If you have more and keep a low profile, you should be invisible. If you want to hide it in your home, make sure to tell someone where it is. Otherwise, you could have a stroke and not remember where you put it. It seems like that happens quite a bit, if you look at all of these historic discoveries of buried or hidden gold.


dearieme said...

"I keep my gold in a safety deposit box at the bank." I used to have a safety deposit box at my bank; they closed the safety deposit and offered an alternative of using the safety deposit at a branch in Scotland, 400 miles away.

Only one local bank offers a safety deposit now and it forbids storage of gold sovereigns, which is how I would like to store my precious metal. "You must ensure that your safe deposit box ... never contains any of the following items: ... • cash, of any currency, amount or denomination".


"Once you buy it, it is no longer traceable by the government. Gold sellers don't ask for ID when you purchase gold": in Britain they demand that info and report it to the government if your purchase exceeds a modest amount. (I'm not up to date but the threshold used to be 5,000 GBP in a single purchase and/or 10,000 GBP in one year.)

Jim in San Marcos said...

Hi dearime

Your bank says no cash or currency how do they enforce that?
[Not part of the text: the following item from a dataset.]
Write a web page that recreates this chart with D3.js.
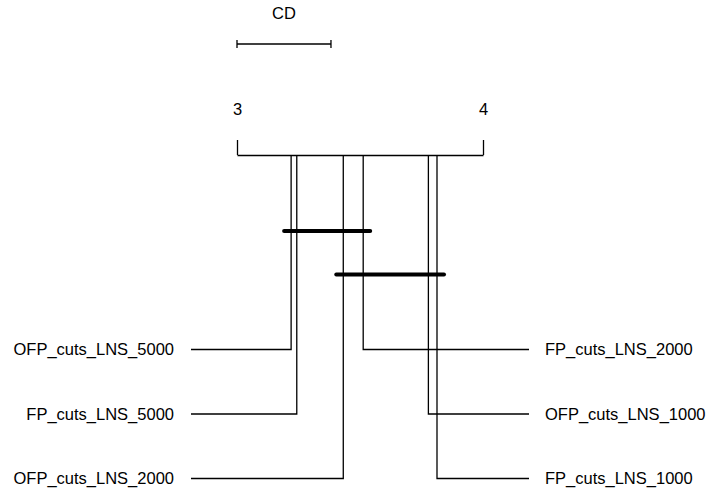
<!DOCTYPE html>
<html>
<head>
<meta charset="utf-8">
<script src="https://cdn.jsdelivr.net/npm/d3@7"></script>
<style>
  body { margin: 0; background: #fff; }
  text { font-family: "Liberation Sans", Arial, sans-serif; font-size: 16.5px; fill: #000; }
</style>
</head>
<body>
<svg width="708" height="490"></svg>
<script>
// average ranks, sorted best (lowest) first
var names = ["OFP_cuts_LNS_5000", "FP_cuts_LNS_5000", "OFP_cuts_LNS_2000",
             "FP_cuts_LNS_2000", "OFP_cuts_LNS_1000", "FP_cuts_LNS_1000"];
var ranks = [3.220, 3.243, 3.432, 3.513, 3.778, 3.813];
var rankTicks = [3, 4];
var cd = 0.382;
// groups with no significant difference (first and last member)
var cliques = [["OFP_cuts_LNS_5000", "FP_cuts_LNS_2000"],
               ["OFP_cuts_LNS_2000", "FP_cuts_LNS_1000"]];

var svg = d3.select("svg");

var axisY = 155,
    leftEnd = 191,
    rightEnd = 529,
    side = 7;

var x = d3.scaleLinear()
    .domain([3, 4])
    .range([237, 483]);

var row = d3.scalePoint()
    .domain([0, 1, 2])
    .range([349.5, 478.5]);

var cliqueY = d3.scalePoint()
    .domain(d3.range(cliques.length))
    .range([231, 274.5]);

// rank axis
var axis = svg.append("g")
    .attr("transform", "translate(0," + axisY + ")")
    .call(d3.axisTop(x).tickValues(rankTicks).tickSizeInner(15).tickSizeOuter(0)
        .tickPadding(25).tickFormat(d3.format("d")));
axis.selectAll("line, path").attr("stroke", "#000").attr("stroke-width", 1.3);
axis.selectAll("text").attr("font-size", 16.5).attr("font-family", null).attr("fill", "#000");

// CD bar
var cdY = 44;
var cdG = svg.append("g").attr("stroke", "#000").attr("stroke-width", 1.3);
cdG.append("line").attr("x1", x(3)).attr("x2", x(3 + cd)).attr("y1", cdY).attr("y2", cdY);
cdG.selectAll(".cap").data([3, 3 + cd]).enter().append("line")
    .attr("x1", d => x(d)).attr("x2", d => x(d))
    .attr("y1", cdY - 4).attr("y2", cdY + 4);
svg.append("text")
    .attr("x", x(3 + cd / 2)).attr("y", 18.5)
    .attr("text-anchor", "middle")
    .attr("font-size", 15.5)
    .text("CD");

// method lines and labels
var half = Math.ceil(names.length / 2);
var methods = names.map(function(n, i) {
  var left = i < half;
  return { name: n, rank: ranks[i], left: left, y: row(left ? i : i - half) };
});

var mg = svg.append("g");
mg.selectAll("path").data(methods).enter().append("path")
    .attr("fill", "none")
    .attr("stroke", "#000")
    .attr("stroke-width", 1.3)
    .attr("d", d => "M" + x(d.rank) + "," + axisY + "V" + d.y + "H" + (d.left ? leftEnd : rightEnd));

mg.selectAll("text").data(methods).enter().append("text")
    .attr("x", d => d.left ? leftEnd - 17 : rightEnd + 16)
    .attr("y", d => d.y)
    .attr("dy", "0.35em")
    .attr("text-anchor", d => d.left ? "end" : "start")
    .text(d => d.name);

// clique bars
svg.append("g").selectAll("line").data(cliques).enter().append("line")
    .attr("x1", d => x(ranks[names.indexOf(d[0])]) - side)
    .attr("x2", d => x(ranks[names.indexOf(d[1])]) + side)
    .attr("y1", (d, i) => cliqueY(i))
    .attr("y2", (d, i) => cliqueY(i))
    .attr("stroke", "#000")
    .attr("stroke-width", 4)
    .attr("stroke-linecap", "round");
</script>
</body>
</html>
Who is going to examine what you put in the box. Gold is not a currency. And what you put in the box is none of their business.
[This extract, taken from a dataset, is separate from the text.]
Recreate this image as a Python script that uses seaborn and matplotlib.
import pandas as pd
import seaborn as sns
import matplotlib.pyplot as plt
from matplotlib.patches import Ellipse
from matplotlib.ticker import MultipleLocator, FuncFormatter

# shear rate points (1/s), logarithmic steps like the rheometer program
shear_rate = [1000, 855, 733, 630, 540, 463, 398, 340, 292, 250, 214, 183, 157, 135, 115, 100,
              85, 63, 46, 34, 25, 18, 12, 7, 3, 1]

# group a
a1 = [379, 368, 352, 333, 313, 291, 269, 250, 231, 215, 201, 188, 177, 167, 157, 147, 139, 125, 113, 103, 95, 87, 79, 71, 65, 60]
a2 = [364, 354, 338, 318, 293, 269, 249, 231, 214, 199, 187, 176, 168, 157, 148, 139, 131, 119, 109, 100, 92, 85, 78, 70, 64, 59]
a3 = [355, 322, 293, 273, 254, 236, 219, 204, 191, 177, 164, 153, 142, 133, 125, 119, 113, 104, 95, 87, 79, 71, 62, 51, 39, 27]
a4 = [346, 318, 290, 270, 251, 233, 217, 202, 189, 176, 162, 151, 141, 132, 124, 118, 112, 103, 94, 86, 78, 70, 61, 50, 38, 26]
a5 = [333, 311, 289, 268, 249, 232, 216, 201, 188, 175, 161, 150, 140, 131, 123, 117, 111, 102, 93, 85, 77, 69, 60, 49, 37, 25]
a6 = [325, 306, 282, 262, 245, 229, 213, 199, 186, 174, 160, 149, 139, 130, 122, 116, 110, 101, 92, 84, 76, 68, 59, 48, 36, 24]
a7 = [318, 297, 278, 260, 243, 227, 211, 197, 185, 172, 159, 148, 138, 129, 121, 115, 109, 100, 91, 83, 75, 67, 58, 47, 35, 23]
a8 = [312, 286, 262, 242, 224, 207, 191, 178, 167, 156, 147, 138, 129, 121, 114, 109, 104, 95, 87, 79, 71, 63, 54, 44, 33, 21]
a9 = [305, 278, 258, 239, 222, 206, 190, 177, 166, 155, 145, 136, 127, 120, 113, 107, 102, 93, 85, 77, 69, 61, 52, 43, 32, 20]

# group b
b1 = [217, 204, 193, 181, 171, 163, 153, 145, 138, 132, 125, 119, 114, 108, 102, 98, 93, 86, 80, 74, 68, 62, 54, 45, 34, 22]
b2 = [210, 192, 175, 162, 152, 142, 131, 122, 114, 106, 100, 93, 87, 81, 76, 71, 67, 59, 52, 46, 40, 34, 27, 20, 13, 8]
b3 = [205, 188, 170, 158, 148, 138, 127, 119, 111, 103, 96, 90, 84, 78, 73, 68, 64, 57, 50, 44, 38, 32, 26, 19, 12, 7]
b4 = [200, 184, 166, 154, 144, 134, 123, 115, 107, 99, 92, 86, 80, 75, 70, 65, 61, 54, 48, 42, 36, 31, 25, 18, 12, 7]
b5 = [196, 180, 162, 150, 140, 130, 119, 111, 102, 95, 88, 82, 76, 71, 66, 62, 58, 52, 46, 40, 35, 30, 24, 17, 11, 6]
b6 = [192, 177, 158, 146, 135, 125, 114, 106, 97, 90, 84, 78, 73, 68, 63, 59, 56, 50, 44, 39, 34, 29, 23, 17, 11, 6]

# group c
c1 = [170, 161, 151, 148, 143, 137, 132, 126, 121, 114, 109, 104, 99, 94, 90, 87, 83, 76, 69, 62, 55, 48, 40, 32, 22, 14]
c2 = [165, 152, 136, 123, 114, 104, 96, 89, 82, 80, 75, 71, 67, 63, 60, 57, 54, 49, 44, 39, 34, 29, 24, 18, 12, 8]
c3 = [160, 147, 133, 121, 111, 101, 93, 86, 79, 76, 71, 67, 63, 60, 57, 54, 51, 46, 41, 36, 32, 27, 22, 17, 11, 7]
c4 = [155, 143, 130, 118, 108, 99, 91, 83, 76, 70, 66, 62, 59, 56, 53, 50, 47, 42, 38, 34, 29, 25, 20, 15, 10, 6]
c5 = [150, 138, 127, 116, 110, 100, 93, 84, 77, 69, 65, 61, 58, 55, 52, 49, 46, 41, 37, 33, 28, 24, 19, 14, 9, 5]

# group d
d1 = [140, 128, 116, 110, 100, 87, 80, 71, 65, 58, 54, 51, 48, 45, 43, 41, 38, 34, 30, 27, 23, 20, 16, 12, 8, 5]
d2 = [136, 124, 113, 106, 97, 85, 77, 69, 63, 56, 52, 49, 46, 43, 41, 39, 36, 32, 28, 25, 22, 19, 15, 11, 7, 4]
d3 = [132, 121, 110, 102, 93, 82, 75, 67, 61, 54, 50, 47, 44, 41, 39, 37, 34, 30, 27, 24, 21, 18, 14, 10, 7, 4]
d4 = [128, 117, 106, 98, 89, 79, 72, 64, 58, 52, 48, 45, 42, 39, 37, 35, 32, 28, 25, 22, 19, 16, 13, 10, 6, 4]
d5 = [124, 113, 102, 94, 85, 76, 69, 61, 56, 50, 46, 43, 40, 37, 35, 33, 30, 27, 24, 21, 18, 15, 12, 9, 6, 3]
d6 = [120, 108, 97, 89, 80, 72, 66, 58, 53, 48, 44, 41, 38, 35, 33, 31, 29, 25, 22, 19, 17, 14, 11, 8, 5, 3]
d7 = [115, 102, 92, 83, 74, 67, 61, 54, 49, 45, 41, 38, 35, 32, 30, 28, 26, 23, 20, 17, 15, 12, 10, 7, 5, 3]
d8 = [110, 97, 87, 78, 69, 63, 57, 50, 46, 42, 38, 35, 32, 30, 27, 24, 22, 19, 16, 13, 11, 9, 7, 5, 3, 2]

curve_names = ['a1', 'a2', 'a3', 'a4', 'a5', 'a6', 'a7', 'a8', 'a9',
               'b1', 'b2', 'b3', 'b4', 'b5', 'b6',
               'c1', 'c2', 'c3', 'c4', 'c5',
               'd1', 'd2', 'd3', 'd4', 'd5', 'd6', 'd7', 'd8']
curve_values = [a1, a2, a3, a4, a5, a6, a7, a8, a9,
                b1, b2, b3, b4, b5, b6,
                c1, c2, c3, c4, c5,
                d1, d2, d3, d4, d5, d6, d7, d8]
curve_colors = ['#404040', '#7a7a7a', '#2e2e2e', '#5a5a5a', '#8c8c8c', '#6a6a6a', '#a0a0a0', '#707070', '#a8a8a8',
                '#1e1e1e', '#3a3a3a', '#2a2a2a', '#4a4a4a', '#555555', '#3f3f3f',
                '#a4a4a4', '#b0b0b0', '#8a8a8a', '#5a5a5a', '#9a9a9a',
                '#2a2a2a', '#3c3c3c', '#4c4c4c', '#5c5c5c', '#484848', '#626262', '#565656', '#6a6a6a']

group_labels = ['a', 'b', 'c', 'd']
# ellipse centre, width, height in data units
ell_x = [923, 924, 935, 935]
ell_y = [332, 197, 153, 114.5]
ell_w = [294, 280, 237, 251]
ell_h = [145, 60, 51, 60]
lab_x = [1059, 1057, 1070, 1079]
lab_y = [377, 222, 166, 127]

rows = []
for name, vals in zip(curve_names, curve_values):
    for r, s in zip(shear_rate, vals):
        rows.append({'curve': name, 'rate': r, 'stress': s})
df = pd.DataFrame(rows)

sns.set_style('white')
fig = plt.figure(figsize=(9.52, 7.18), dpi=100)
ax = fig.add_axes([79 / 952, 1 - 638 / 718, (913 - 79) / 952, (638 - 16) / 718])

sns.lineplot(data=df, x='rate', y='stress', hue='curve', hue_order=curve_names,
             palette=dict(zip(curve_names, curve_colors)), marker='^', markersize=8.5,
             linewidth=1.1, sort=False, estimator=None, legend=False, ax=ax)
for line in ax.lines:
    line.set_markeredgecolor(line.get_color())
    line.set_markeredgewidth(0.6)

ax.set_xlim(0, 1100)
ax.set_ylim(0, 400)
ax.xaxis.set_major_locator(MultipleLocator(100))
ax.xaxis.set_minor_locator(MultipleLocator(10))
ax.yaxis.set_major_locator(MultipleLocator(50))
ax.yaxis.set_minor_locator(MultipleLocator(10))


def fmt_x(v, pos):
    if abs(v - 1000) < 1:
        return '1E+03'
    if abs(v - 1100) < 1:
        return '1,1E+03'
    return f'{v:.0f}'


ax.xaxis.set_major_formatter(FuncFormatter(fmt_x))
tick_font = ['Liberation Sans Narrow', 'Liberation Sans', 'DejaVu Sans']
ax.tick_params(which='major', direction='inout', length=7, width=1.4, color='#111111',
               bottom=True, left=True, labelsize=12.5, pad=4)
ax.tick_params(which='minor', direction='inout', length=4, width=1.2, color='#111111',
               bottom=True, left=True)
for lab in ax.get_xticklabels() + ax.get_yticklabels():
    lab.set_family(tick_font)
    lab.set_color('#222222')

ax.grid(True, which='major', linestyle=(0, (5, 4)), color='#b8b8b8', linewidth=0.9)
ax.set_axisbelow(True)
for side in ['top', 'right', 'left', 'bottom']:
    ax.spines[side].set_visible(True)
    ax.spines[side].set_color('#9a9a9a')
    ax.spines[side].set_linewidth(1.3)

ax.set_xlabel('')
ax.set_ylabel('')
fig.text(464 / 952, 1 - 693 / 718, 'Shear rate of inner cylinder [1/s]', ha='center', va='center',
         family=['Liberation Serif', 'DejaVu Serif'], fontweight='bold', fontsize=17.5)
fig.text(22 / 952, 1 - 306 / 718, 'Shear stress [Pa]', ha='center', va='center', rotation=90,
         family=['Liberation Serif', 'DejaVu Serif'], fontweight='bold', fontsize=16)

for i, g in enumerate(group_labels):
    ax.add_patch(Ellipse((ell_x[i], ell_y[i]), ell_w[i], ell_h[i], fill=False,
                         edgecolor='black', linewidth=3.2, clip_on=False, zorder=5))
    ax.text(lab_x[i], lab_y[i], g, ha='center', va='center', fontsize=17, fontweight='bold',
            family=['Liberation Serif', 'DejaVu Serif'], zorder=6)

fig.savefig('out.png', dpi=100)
I have seen a person go into my gold dealer and buy 10 ounces of gold and pay by check and write on the check "cleaning expenses." 10 ounces is 23k! A hell of a tax write-off!

I don't think that the issue is as unsurmountable as you suggest.

dearieme said...

"Gold is not a currency": Gold sovereigns are - and they are the way I'd like to hold gold because they are exempt from Capital Gains Tax in the UK.

If someone knows you own gold then you basically have no safe way of storing it - a thief can hold a knife to your wife's throat and demand you hand over the key/combination/location. (I assume all government records will eventually be available to thieves.)

I conclude that secrecy is the thing. Secrecy and weapons, perhaps. I sold my rifle years ago - what a pity.